Step 2: Choose the right way to signal you are looking
This one confuses a lot of people. There are actually two different “Open to Work” features on LinkedIn.
The green #OpenToWork banner around your photo. This is public. Everyone sees it. While it seems helpful, it often works against you. It can make you look less desirable to employers. I do not recommend it!
The private “Open to New Opportunities” setting. This is different. You can turn it on by clicking the “Open To” button on your profile and selecting “Finding a New Job.” Only recruiters using LinkedIn Recruiter see this. It does not show up to the public or your current employer. Even better, recruiters often review this group of candidates first when they run searches. Use it!

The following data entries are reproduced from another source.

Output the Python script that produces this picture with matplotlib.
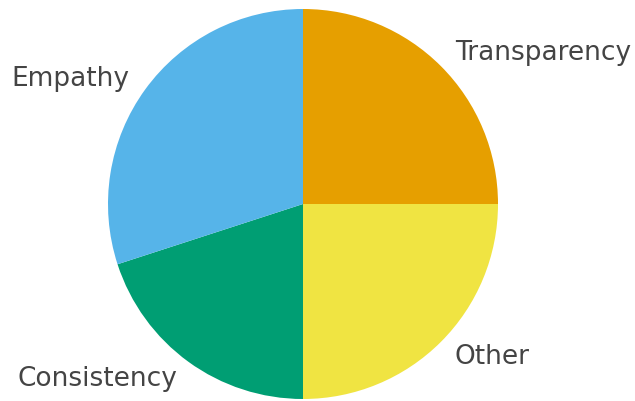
import matplotlib

matplotlib.use("Agg")
import matplotlib.pyplot as plt

LABELS = ["Transparency", "Other", "Consistency", "Empathy"]
SHARES = [25, 25, 20, 30]
COLORS = ["#E69F00", "#F0E442", "#009E73", "#56B4E9"]


def main() -> None:
    fig = plt.figure(figsize=(6.35, 4.02), dpi=100)
    ax = fig.add_axes([0, 0, 1, 1])
    ax.pie(
        SHARES,
        labels=LABELS,
        colors=COLORS,
        startangle=90,
        counterclock=False,
        textprops={"fontsize": 19, "color": "#444444"},
    )
    # centre the disc at (303, 205) px with a 195 px radius
    scale = 195.0
    ax.set_xlim(-303 / scale, (635 - 303) / scale)
    ax.set_ylim(-(402 - 205) / scale, 205 / scale)
    ax.set_aspect("auto")
    fig.savefig("out.png", dpi=100)
    plt.close(fig)


if __name__ == "__main__":
    main()
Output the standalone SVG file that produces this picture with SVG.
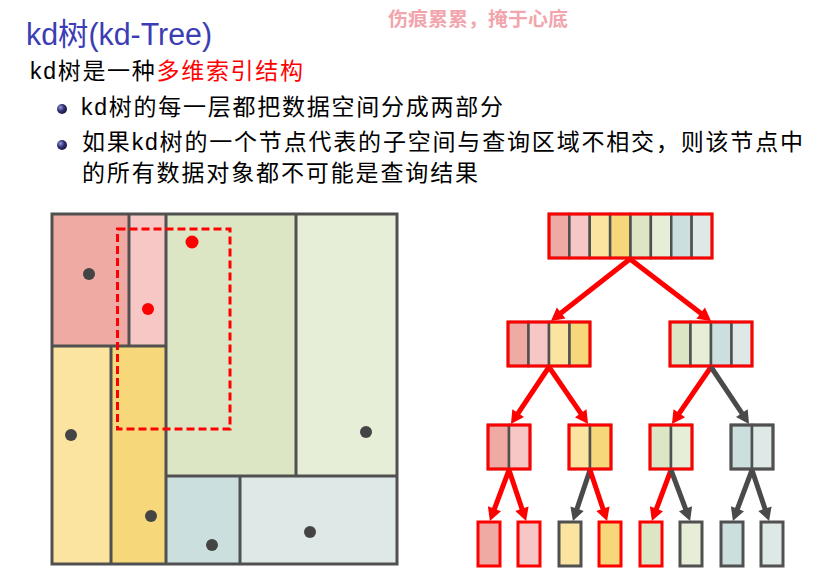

Skip the banner. Flip on the private setting. It signals to recruiters you are available without broadcasting it to the world.
Step 3: Rewrite your headline
Your headline is prime real estate. Too many people waste it by just listing their job title and company. Recruiters already see that elsewhere.
Use your headline to describe what you do and how you add value. Your job title and company already tell part of the story. Enhance it. Think of your headline as your personality multiplier.
Step 4: Upgrade your About section
The first thing you want to do is find two or three job descriptions for the role you want. Then use them as the foundation for your About section.
The About section is not where you tell your life story. It is where you sell yourself to a recruiter who has a job description open on their screen and make them say, “Wow, this person is doing exactly what this job description is asking for.”
Highlight the responsibilities and results those job descriptions have in common, and make sure they show up in your About section. Do not just write what you were responsible for. Quantify your impact. Talk about team sizes, budgets, revenue, or profits.
Pro tip: If your numbers are small, flip them into percentages:
Instead of “Managed a team of 4,” say “Doubled team size from 2 to 4.”
Instead of “Increased revenue by $200K,” say “Grew revenue 30 percent year-over-year.”
This language connects your experience directly to what the recruiter is looking for and makes you stand out from every other profile in the stack.
Step 5: Sharpen your experience
Details matter here.
Always connect your roles to the company’s logo, not a blank gray square.
For big-name companies: Skip the company description and highlight two or three measurable accomplishments.
For smaller companies: Add a quick line explaining what they do, then list your key wins.
Pro tip: If you have worked at both small and large companies, keep the format consistent. A clean, organized profile makes you look like a clean, organized hire.
Why it matters
If you are unemployed, the goal is to be worth the $21 bet recruiters make every time they send an InMail.
By fixing your photo, skipping the banner, upgrading your headline, tailoring your About section, cleaning up your experience, and quietly signaling “Open to New Opportunities,” you make it easy for recruiters to say yes.